What you will do
Begin with the first line and repeat exactly through the line containing "width=150pt, minimum height=36pt]"; leave every image out.
** START Supplied data **
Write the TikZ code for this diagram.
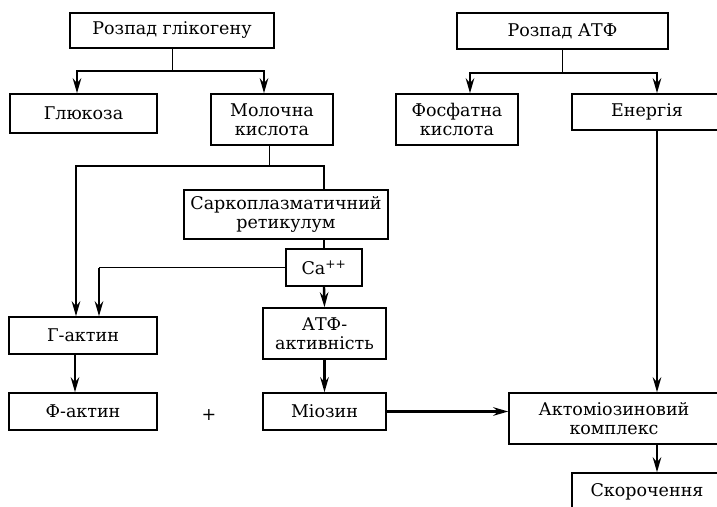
\documentclass[tikz,border=0pt]{standalone}
\usepackage{fontspec}
\setmainfont{DejaVu Serif}
\usetikzlibrary{arrows.meta}

\begin{document}
\begin{tikzpicture}[
  x=1pt, y=-1pt,
  block/.style={rectangle, draw=black, line width=1.5pt, fill=white, align=center,
                inner sep=1pt, font=\fontsize{17.5}{19}\selectfont},
  arrow/.style={-{Stealth[length=15pt, width=8.5pt, inset=5pt]}, line width=2.4pt},
  thickline/.style={line width=2.4pt},
  thinline/.style={line width=1pt}
]
\useasboundingbox (0,0) rectangle (717,506);
\clip (0,0) rectangle (717,506);

% top row
\node[block, minimum width=204pt, minimum height=35pt] (glyk) at (172,30.5) {Розпад глікогену};
\node[block, minimum width=211pt, minimum height=36pt] (atfdec) at (562.5,31) {Розпад АТФ};

% second row
\node[block, minimum width=147pt, minimum height=39pt] (glukoza) at (83.5,113.5) {Глюкоза};
\node[block, minimum width=122pt, minimum height=51pt] (molochna) at (272,119.5) {Молочна\\кислота};
\node[block, minimum width=122pt, minimum height=51pt] (fosfat) at (457,119.5) {Фосфатна\\кислота};
\node[block, minimum width=150pt, minimum height=36pt] (energy) at (647,112) {Енергія};

% middle
\node[block, minimum width=204pt, minimum height=49pt] (sarko) at (286,214.5) {Саркоплазматичний\\ретикулум};
\node[block, minimum width=76pt, minimum height=37pt] (ca) at (324,267.5) {Ca\textsuperscript{++}};
\node[block, minimum width=148pt, minimum height=37pt] (gaktin) at (83,335.5) {Г-актин};
\node[block, minimum width=123pt, minimum height=51pt] (atfakt) at (324.5,333.5) {АТФ-\\активність};

% bottom
\node[block, minimum width=148pt, minimum height=37pt] (faktin) at (83,411.5) {Ф-актин};
\node[font=\fontsize{17.5}{19}\selectfont] (plus) at (209,415) {+};
\node[block, minimum width=210pt, minimum height=51pt] (komplex) at (614,418.5) {Актоміозиновий\\комплекс};
\node[block, minimum width=123pt, minimum height=37pt] (miozin) at (324.5,411.5) {Міозин};
\node[block, minimum width=150pt, minimum height=37pt] (skor) at (647,491.5) {Скорочення};

% glycogen branch
\draw[thinline] (glyk.south) -- ++(0,22) coordinate (g1);
\draw[arrow] (g1) -| ([xshift=-6.5pt]glukoza.north);
\draw[arrow] (g1) -| ([xshift=-8pt]molochna.north);

% ATP branch
\draw[thinline] (atfdec.south) -- ++(0,23) coordinate (a1);
\draw[arrow] (a1) -| ([xshift=13pt]fosfat.north);
\draw[arrow] (a1) -| ([xshift=10pt]energy.north);

% lactic acid
\draw[thinline] ([xshift=-3pt]molochna.south) -- ++(0,20) coordinate (m1);
\draw[arrow] (m1) -| ([xshift=-7pt]gaktin.north);
\draw[thickline] (m1) -| (ca.north |- sarko.north);
\draw[thickline] (ca.north |- sarko.south) -- (ca.north);

% calcium
\draw[thinline] (ca.west) -- ([xshift=16pt]gaktin.north |- ca.west) coordinate (c1);
\draw[arrow] (c1) -- ([xshift=16pt]gaktin.north);
\draw[arrow] (ca.south) -- (atfakt.north);
\draw[arrow] (atfakt.south) -- (miozin.north);
\draw[arrow] ([xshift=-8pt]gaktin.south) -- ([xshift=-8pt]faktin.north);

% actomyosin
\draw[arrow] (miozin.east) -- (komplex.west |- miozin.east);
\draw[arrow] ([xshift=10pt]energy.south) -- ([xshift=10pt]energy.south |- komplex.north);
\draw[arrow] ([xshift=10pt]skor.north |- komplex.south) -- ([xshift=10pt]skor.north);
\end{tikzpicture}
\end{document}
** END Supplied data **
Expected answer
Write the TikZ code for this diagram.
\documentclass[tikz,border=0pt]{standalone}
\usepackage{fontspec}
\setmainfont{DejaVu Serif}
\usetikzlibrary{arrows.meta}

\begin{document}
\begin{tikzpicture}[
  x=1pt, y=-1pt,
  block/.style={rectangle, draw=black, line width=1.5pt, fill=white, align=center,
                inner sep=1pt, font=\fontsize{17.5}{19}\selectfont},
  arrow/.style={-{Stealth[length=15pt, width=8.5pt, inset=5pt]}, line width=2.4pt},
  thickline/.style={line width=2.4pt},
  thinline/.style={line width=1pt}
]
\useasboundingbox (0,0) rectangle (717,506);
\clip (0,0) rectangle (717,506);

% top row
\node[block, minimum width=204pt, minimum height=35pt] (glyk) at (172,30.5) {Розпад глікогену};
\node[block, minimum width=211pt, minimum height=36pt] (atfdec) at (562.5,31) {Розпад АТФ};

% second row
\node[block, minimum width=147pt, minimum height=39pt] (glukoza) at (83.5,113.5) {Глюкоза};
\node[block, minimum width=122pt, minimum height=51pt] (molochna) at (272,119.5) {Молочна\\кислота};
\node[block, minimum width=122pt, minimum height=51pt] (fosfat) at (457,119.5) {Фосфатна\\кислота};
\node[block, minimum width=150pt, minimum height=36pt] (energy) at (647,112) {Енергія};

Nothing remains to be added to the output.